Choosing to Pursue Happiness
“Happiness to the Extreme,” photo by Karthick Makka via Flickr/Creative Commons
I could have had this blog entry completed and posted yesterday, but I chose to spend time I could have been writing to browse Match.com and go out on a date for the first time since September 2012. I chose Match over writing. This was not an easy choice, and I don’t think it’s a choice I’ve ever made before.
The decisions I made on Friday may seem trivial, but they were a microcosm of my life. Match represents the potential for long-lasting love, and though I’m not paid for this blog, writing is my career. Metaphorically, therefore, for one night, I chose to go after love rather than my career. I silenced the little voices that said, “You should be blogging or working on your memoir,” and I abandoned teaching instilled in me long ago by family, media and even churches that espoused that my academic and career ambitions always come first and that the love stuff can wait.
I thought about this teaching as I read Demetria Lucas’s recent article, “Bride’s Story a Cautionary Tale of the Mistakes Some Black Women Make.” In it, the relationship columnist relates her own story to that of Rachel Skiffer, a bride featured in the New York Times. Skiffer took her parents’ advice to pursue her education and career above all and ended up marrying her first love 20 years after she met him at age 19. Following the same wisdom, Lucas got back in touch with “that guy she was crazy about,” but when she did, he was having a baby with someone else.
I’ve faced the explicit choice between pursuing my career and marrying my then-boyfriend only once, and although I’ve questioned my decision, I don’t regret it at all. Also, I’m glad I don’t have a child to support on my salary, so I think my grandmother’s command when I went away to college to “keep your head in those books and away from those boys!” was sage advice.* However, I’ve since realized a few things. 1) Loneliness sucks. 2) “Pursuing your dreams” as a writer tends to leave you feeling pretty under-accomplished and shitty when an abundance of awards and over-achievement have been your measuring stick for more than 30 years. (I’m 33, and I could tie my shoes when I was 2, so that counts as over-achievement.) 3) Having a partner would make my goals as a writer more feasible.

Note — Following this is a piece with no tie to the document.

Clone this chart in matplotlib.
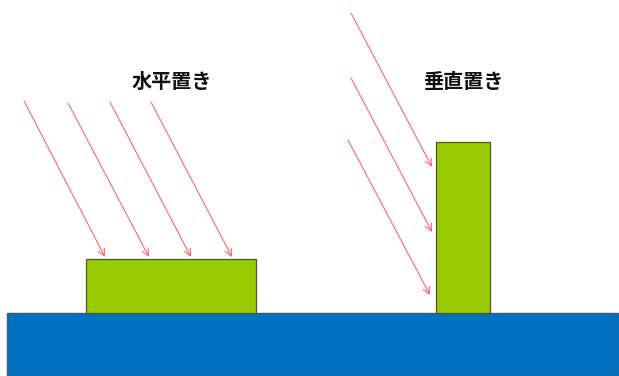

I never considered any of these epiphanies a possibility, and I doubt anyone advising me did, either. But that last one especially has come as a surprise. As I wrote during my #BlogLikeCrazy month, “at this stage in my life, I recognize the importance of practicality in relationships, particularly in a long-term live-in partnership or marriage. Most people think of falling in passionate love; I think of dishes. I think of support. I think of life balance.” I also think of splitting the bills so that maybe a part-time job that allows for more time to write is doable.
And I think of happiness, of how happy I was the few months of my life I was in a good relationship, of how happy I am when I feel like someone is in this solitary profession with me, and how much more productive I am when I’m happy. I don’t believe in looking towards someone else to make yourself happy, but I’m not sure that I can achieve my writing goals without a partner (and because the search for a partner is so time-consuming, I’m not sure how I can achieve my partner goals without always taking time away from writing).
As someone pointed out in the comments section, and as I’ve all but said myself, this is a sexist situation. Men aren’t encouraged to pursue marriage, especially not when they’re young. As a feminist, I can’t imagine advising a daughter to aspire to be a wife, to settle down and have babies quickly or to make romantic love her number one priority, just as I wouldn’t tell a son to marry as early in his twenties as possible. We should be teaching girls and boys to pursue happiness—not pleasure, not material things we’ve been trained to think bring happiness, and not even necessarily romantic feelings that change and fade, but rather to pursue balance and achievement. They should know that the right partner will support their academic and career passions. They should learn that it’s okay to be emotionally invested in another human being, that it’s okay to follow your heart, and that it’s okay to be happy. If I had known any of that, I’m certain I wouldn’t be on Match.com at all.
*I did get some opposing viewpoints, and I’ll be writing about those in an upcoming column for National Catholic Reporter. UPDATE 1/14/2014: It’s published: “Looking for Love the Christian Way Doesn’t Always Lead to Happiness.”